What needs to be done - Print the listing from its top line through the line containing "from matplotlib.patches import Circle", nothing more, and leave out the pictures.

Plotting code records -
++++++

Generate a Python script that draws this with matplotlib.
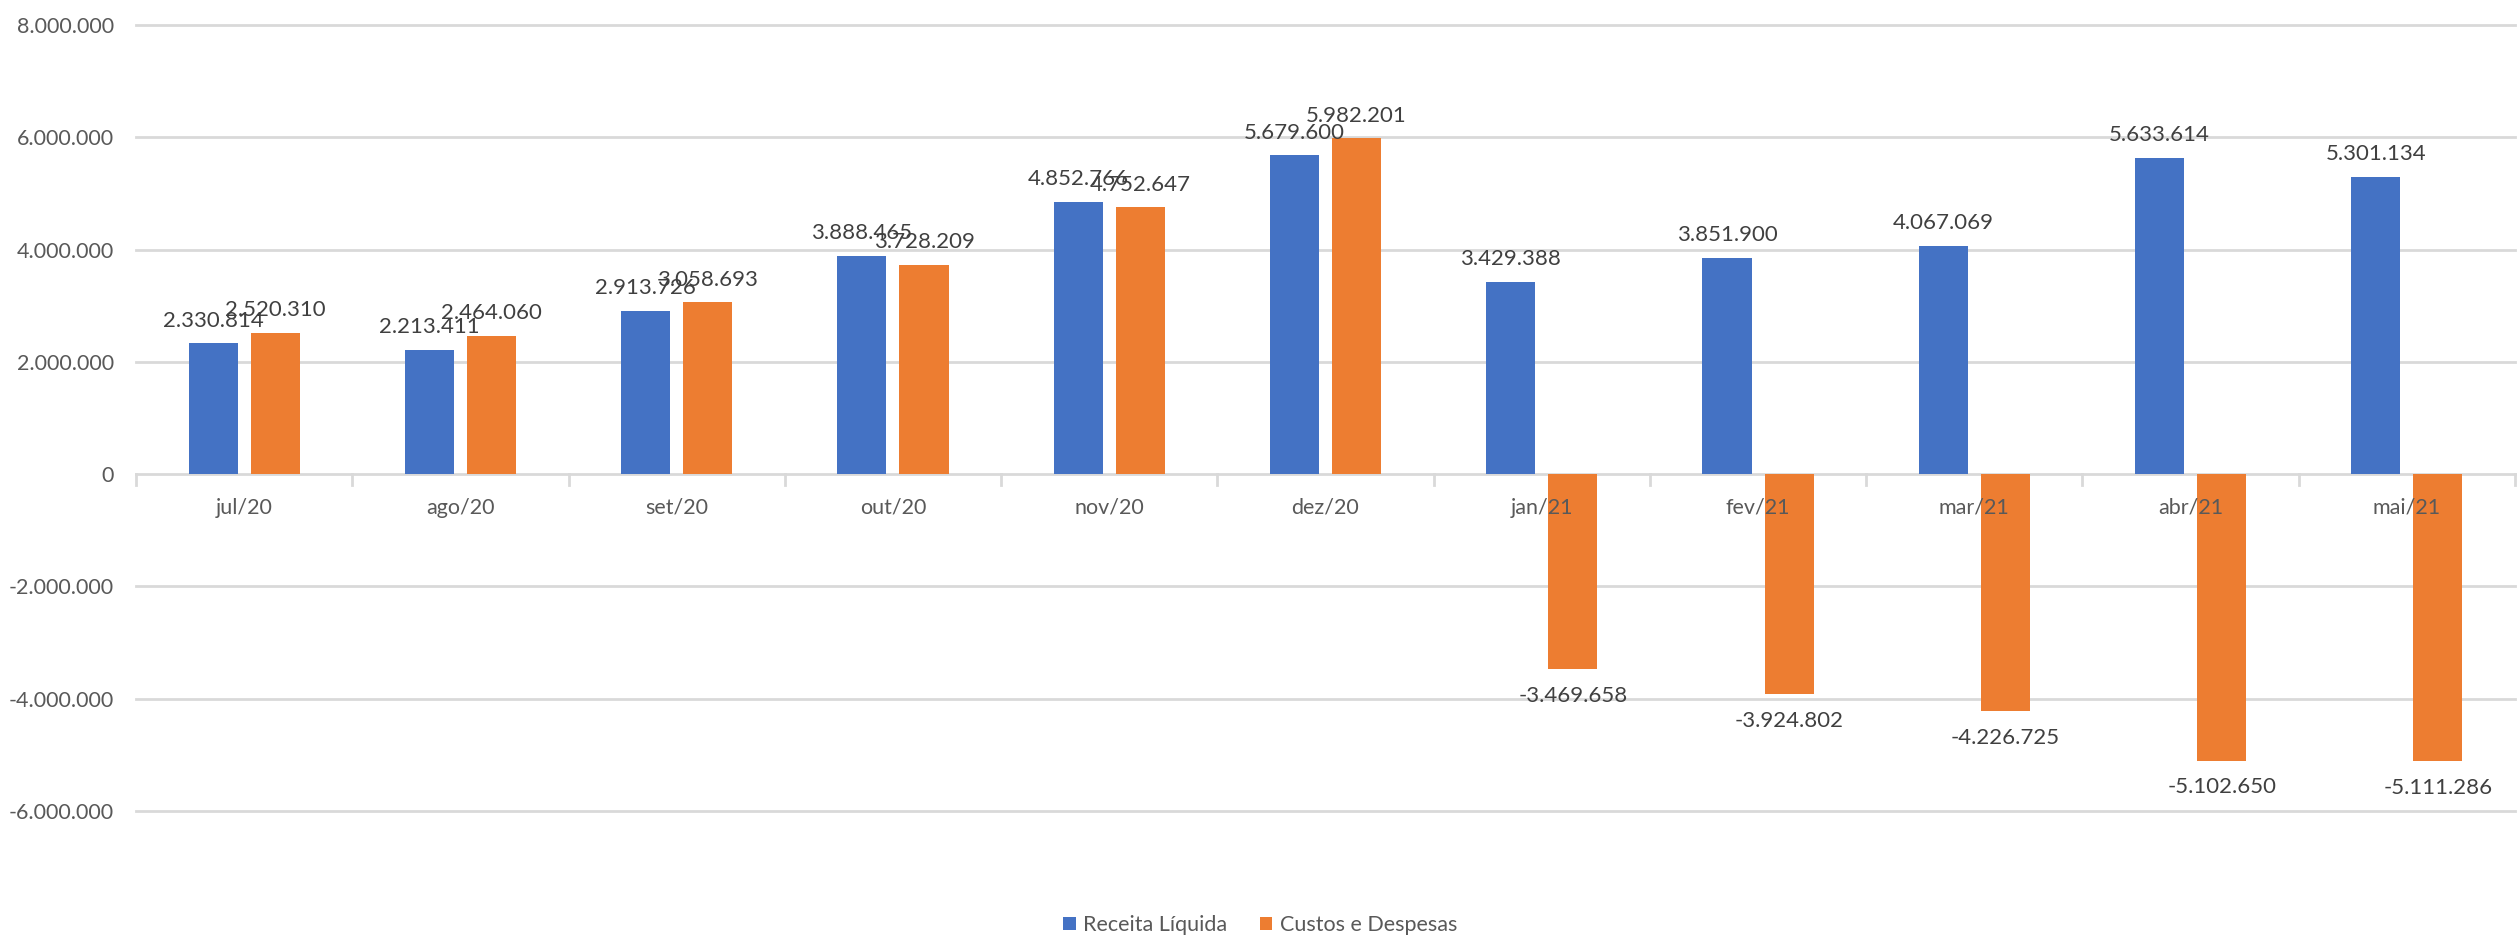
import matplotlib
matplotlib.use("Agg")
import matplotlib.pyplot as plt
import numpy as np
from matplotlib.patches import Circle

categories = ["jul/20", "ago/20", "set/20", "out/20", "nov/20", "dez/20",
              "jan/21", "fev/21", "mar/21", "abr/21", "mai/21"]
receita = [2330814, 2213411, 2913726, 3888465, 4852766, 5679600,
           3429388, 3851900, 4067069, 5633614, 5301134]
custos = [2520310, 2464060, 3058693, 3728209, 4752647, 5982201,
          -3469658, -3924802, -4226725, -5102650, -5111286]
series_names = ["Receita Líquida", "Custos e Despesas"]
yticks = [-6000000, -4000000, -2000000, 0, 2000000, 4000000, 6000000, 8000000]

BLUE = "#4472C4"
ORANGE = "#ED7D31"
GRID = "#D9D9D9"
AXTXT = "#595959"
LBLTXT = "#404040"
FONT = ["Lato", "DejaVu Sans"]
FS = 15.5

def fmt(v):
    s = f"{abs(int(v)):,}".replace(",", ".")
    return ("-" if v < 0 else "") + s

W, H = 2519, 936
fig = plt.figure(figsize=(W / 100, H / 100), dpi=100)
ax = fig.add_axes([136 / W, 1 - 811 / H, (2515 - 136) / W, (811 - 25) / H])

x = np.arange(len(categories))
bw = 0.227
off = 0.1435
b1 = ax.bar(x - off, receita, bw, color=BLUE, label=series_names[0], zorder=3)
b2 = ax.bar(x + off, custos, bw, color=ORANGE, label=series_names[1], zorder=3)

ax.set_xlim(-0.5, len(categories) - 0.5)
ax.set_ylim(-6000000, 8000000)
ax.set_yticks(yticks)
ax.set_yticklabels([fmt(v) for v in yticks], fontsize=FS, color=AXTXT, family=FONT)
for v in yticks:
    ax.axhline(v, color=GRID, lw=2, zorder=1, clip_on=False)
for s in ax.spines.values():
    s.set_visible(False)
ax.tick_params(axis="y", length=0, pad=16)
ax.set_xticks([])

# category boundary tick marks at zero line
for b in np.arange(-0.5, len(categories) + 0.5, 1.0):
    ax.plot([b, b], [0, -200000], color=GRID, lw=2, zorder=2, clip_on=False)

# x category labels just below the zero line
for i, c in enumerate(categories):
    ax.annotate(c, (i, 0), xytext=(0, -17), textcoords="offset points",
                ha="center", va="top", fontsize=FS, color=AXTXT, family=FONT)

# data labels
for bars, vals in ((b1, receita), (b2, custos)):
    for r, v in zip(bars, vals):
        cx = r.get_x() + r.get_width() / 2
        if v >= 0:
            ax.annotate(fmt(v), (cx, v), xytext=(0, 9), textcoords="offset points",
                        ha="center", va="bottom", fontsize=FS + 0.5, color=LBLTXT, family=FONT, zorder=5)
        else:
            ax.annotate(fmt(v), (cx, v), xytext=(0, -12), textcoords="offset points",
                        ha="center", va="top", fontsize=FS + 0.5, color=LBLTXT, family=FONT, zorder=5)

leg = fig.legend(handles=[b1, b2], labels=series_names, loc="center",
                 bbox_to_anchor=(1260 / W, 1 - 925 / H), ncol=2, frameon=False,
                 prop={"family": FONT, "size": FS}, handlelength=0.6, handleheight=0.6,
                 handletextpad=0.35, columnspacing=1.5, borderpad=0, borderaxespad=0)
for t in leg.get_texts():
    t.set_color(AXTXT)

# grey round artifact in bottom-right corner
fig.patches.append(Circle((2512 / W, 1 - 975 / H), 48 / W, transform=fig.transFigure,
                          color="#D0D0D0", zorder=0))

fig.savefig("out.png", dpi=100)
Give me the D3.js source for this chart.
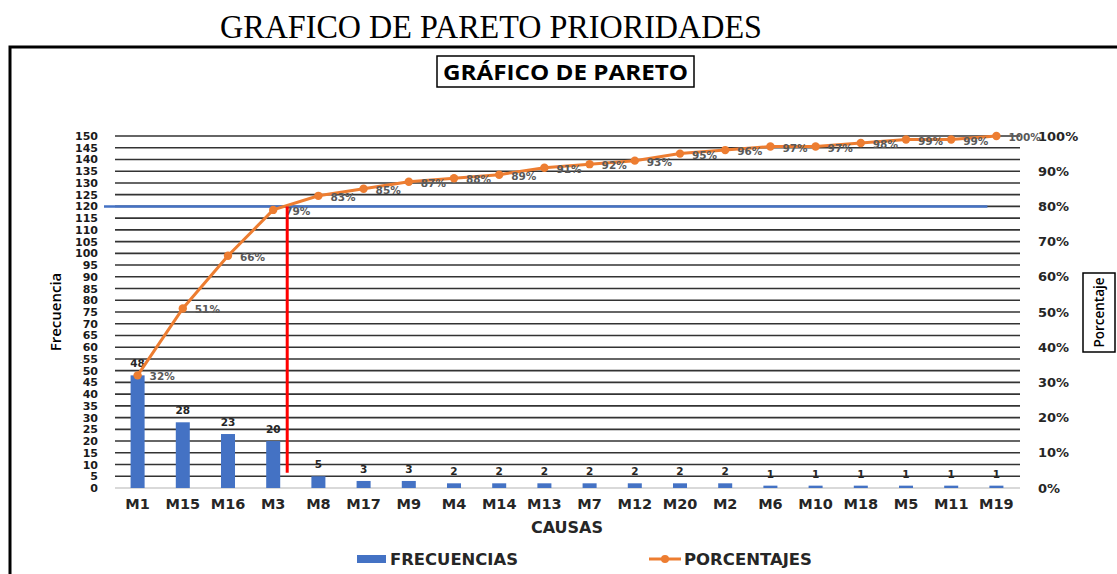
<!DOCTYPE html>
<html>
<head>
<meta charset="utf-8">
<script src="https://cdn.jsdelivr.net/npm/d3@7"></script>
<style>
  html, body { margin: 0; padding: 0; background: #fff; }
  svg { display: block; }
</style>
</head>
<body>
<svg id="chart" width="1117" height="574"></svg>
<script>
// ---- DATA ----
const categories = ["M1","M15","M16","M3","M8","M17","M9","M4","M14","M13","M7","M12","M20","M2","M6","M10","M18","M5","M11","M19"];
const frequencies = [48,28,23,20,5,3,3,2,2,2,2,2,2,2,1,1,1,1,1,1];
const percentages = [32,51,66,79,83,85,87,88,89,91,92,93,95,96,97,97,98,99,99,100];
const freqTicks = d3.range(0, 151, 5);
const pctTicks = [0,10,20,30,40,50,60,70,80,90,100];
const threshold = 120;       // 80% reference level (frequency units)
const cutBottom = 6.5;       // bottom of the red cut line (frequency units)
const outerTitle = "GRAFICO DE PARETO PRIORIDADES";
const innerTitle = "GRÁFICO DE PARETO";

// ---- LAYOUT ----
const svg = d3.select("#chart");
const plot = { left: 115, right: 1019, top: 136, bottom: 488 };
const BLUE = "#4472C4", ORANGE = "#ED7D31";
const tickFont = "'DejaVu Sans', Verdana, sans-serif";

const x = d3.scaleBand().domain(categories).range([plot.left, plot.right])
  .paddingInner(0.69).paddingOuter(0.345);
const cx = d => x(d) + x.bandwidth() / 2;
const y = d3.scaleLinear().domain([0, 150]).range([plot.bottom, plot.top]);
const yp = d3.scaleLinear().domain([0, 100]).range([plot.bottom, plot.top]);

svg.append("rect").attr("width", 1117).attr("height", 574).attr("fill", "#fff");

// outer title
svg.append("text").attr("x", 220).attr("y", 38)
  .attr("textLength", 542).attr("lengthAdjust", "spacingAndGlyphs")
  .style("font-family", "'Liberation Serif', 'Times New Roman', serif")
  .style("font-size", "34px").attr("fill", "#000").text(outerTitle);

// frame
svg.append("path").attr("d", "M10,580 L10,47 L1125,47")
  .attr("fill", "none").attr("stroke", "#000").attr("stroke-width", 3);

// inner title box
svg.append("rect").attr("x", 437).attr("y", 56).attr("width", 257).attr("height", 31)
  .attr("fill", "#fff").attr("stroke", "#000").attr("stroke-width", 1.5);
svg.append("text").attr("x", 443).attr("y", 80)
  .attr("textLength", 245).attr("lengthAdjust", "spacingAndGlyphs")
  .style("font-family", "'Open Sans', sans-serif").style("font-weight", 700)
  .style("font-size", "21px").attr("fill", "#000").text(innerTitle);

// gridlines
svg.append("g").selectAll("line").data(freqTicks).join("line")
  .attr("x1", plot.left).attr("x2", plot.right + 1)
  .attr("y1", d => y(d)).attr("y2", d => y(d))
  .attr("stroke", d => d === 0 ? "#d9d9d9" : "#333")
  .attr("stroke-width", d => d === 0 ? 2 : 1.6);

// left axis labels
const yAxis = d3.axisLeft(y).tickValues(freqTicks).tickSize(0).tickPadding(0);
const gy = svg.append("g").attr("transform", "translate(98,0)").call(yAxis);
gy.select(".domain").remove();
gy.selectAll("text").style("font-family", tickFont).style("font-weight", 700)
  .style("font-size", "11px").attr("fill", "#1a1a1a");

// right axis labels
const yAxisR = d3.axisRight(yp).tickValues(pctTicks).tickSize(0).tickPadding(0)
  .tickFormat(d => d + "%");
const gyr = svg.append("g").attr("transform", "translate(1038,0)").call(yAxisR);
gyr.select(".domain").remove();
gyr.selectAll("text").style("font-family", tickFont).style("font-weight", 700)
  .style("font-size", "13px").attr("fill", "#262626");

// x axis labels
const xAxis = d3.axisBottom(x).tickSize(0).tickPadding(0);
const gx = svg.append("g").attr("transform", "translate(0,499)").call(xAxis);
gx.select(".domain").remove();
gx.selectAll("text").style("font-family", tickFont).style("font-weight", 700)
  .style("font-size", "14.5px").attr("fill", "#262626");

// axis titles
svg.append("text").attr("x", 567).attr("y", 533).attr("text-anchor", "middle")
  .style("font-family", tickFont).style("font-weight", 700).style("font-size", "16px")
  .attr("fill", "#262626").text("CAUSAS");
svg.append("text").attr("transform", "translate(61,312) rotate(-90)").attr("text-anchor", "middle")
  .style("font-family", "'Open Sans', sans-serif").style("font-weight", 600).style("font-size", "15px")
  .attr("fill", "#000").text("Frecuencia");
svg.append("rect").attr("x", 1083).attr("y", 273).attr("width", 32).attr("height", 79)
  .attr("fill", "#fff").attr("stroke", "#000").attr("stroke-width", 1.5);
svg.append("text").attr("transform", "translate(1104,312.5) rotate(-90)").attr("text-anchor", "middle")
  .style("font-family", "'Open Sans', sans-serif").style("font-weight", 600).style("font-size", "13.5px")
  .attr("fill", "#000").text("Porcentaje");

// bars
svg.append("g").selectAll("rect").data(frequencies).join("rect")
  .attr("x", (d, i) => x(categories[i])).attr("width", x.bandwidth())
  .attr("y", d => y(d)).attr("height", d => y(0) - y(d)).attr("fill", BLUE);

// bar labels
svg.append("g").selectAll("text").data(frequencies).join("text")
  .attr("x", (d, i) => cx(categories[i])).attr("y", d => y(d) - 8)
  .attr("text-anchor", "middle")
  .style("font-family", tickFont).style("font-weight", 700).style("font-size", "10.5px")
  .attr("fill", "#262626").text(d => d);

// reference lines
const step = x.step();
svg.append("line").attr("x1", plot.left - 11).attr("x2", cx("M19") - 9)
  .attr("y1", y(threshold)).attr("y2", y(threshold))
  .attr("stroke", BLUE).attr("stroke-width", 2.5);

// cumulative line
const line = d3.line().x((d, i) => cx(categories[i])).y(d => yp(d));
svg.append("path").datum(percentages).attr("d", line)
  .attr("fill", "none").attr("stroke", ORANGE).attr("stroke-width", 3);
svg.append("g").selectAll("circle").data(percentages).join("circle")
  .attr("cx", (d, i) => cx(categories[i])).attr("cy", d => yp(d)).attr("r", 4.2)
  .attr("fill", ORANGE);
svg.append("g").selectAll("text").data(percentages).join("text")
  .attr("x", (d, i) => cx(categories[i]) + 12).attr("y", d => yp(d) + 5)
  .style("font-family", tickFont).style("font-weight", 700).style("font-size", "10.5px")
  .attr("fill", "#595959").text(d => d + "%");

// red cut line
const cutX = cx("M3") + step * 0.31;
svg.append("line").attr("x1", cutX).attr("x2", cutX)
  .attr("y1", y(threshold)).attr("y2", y(cutBottom))
  .attr("stroke", "#FF0000").attr("stroke-width", 3);

// legend
svg.append("rect").attr("x", 357).attr("y", 555).attr("width", 29).attr("height", 8).attr("fill", BLUE);
svg.append("text").attr("x", 390).attr("y", 565)
  .attr("textLength", 128).attr("lengthAdjust", "spacingAndGlyphs")
  .style("font-family", tickFont).style("font-weight", 700).style("font-size", "15px")
  .attr("fill", "#262626").text("FRECUENCIAS");
svg.append("line").attr("x1", 649).attr("x2", 681).attr("y1", 559).attr("y2", 559)
  .attr("stroke", ORANGE).attr("stroke-width", 3);
svg.append("circle").attr("cx", 665).attr("cy", 559).attr("r", 4).attr("fill", ORANGE);
svg.append("text").attr("x", 684).attr("y", 565)
  .attr("textLength", 128).attr("lengthAdjust", "spacingAndGlyphs")
  .style("font-family", tickFont).style("font-weight", 700).style("font-size", "15px")
  .attr("fill", "#262626").text("PORCENTAJES");
</script>
</body>
</html>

++++++

The output -
Generate a Python script that draws this with matplotlib.
import matplotlib
matplotlib.use("Agg")
import matplotlib.pyplot as plt
import numpy as np
from matplotlib.patches import Circle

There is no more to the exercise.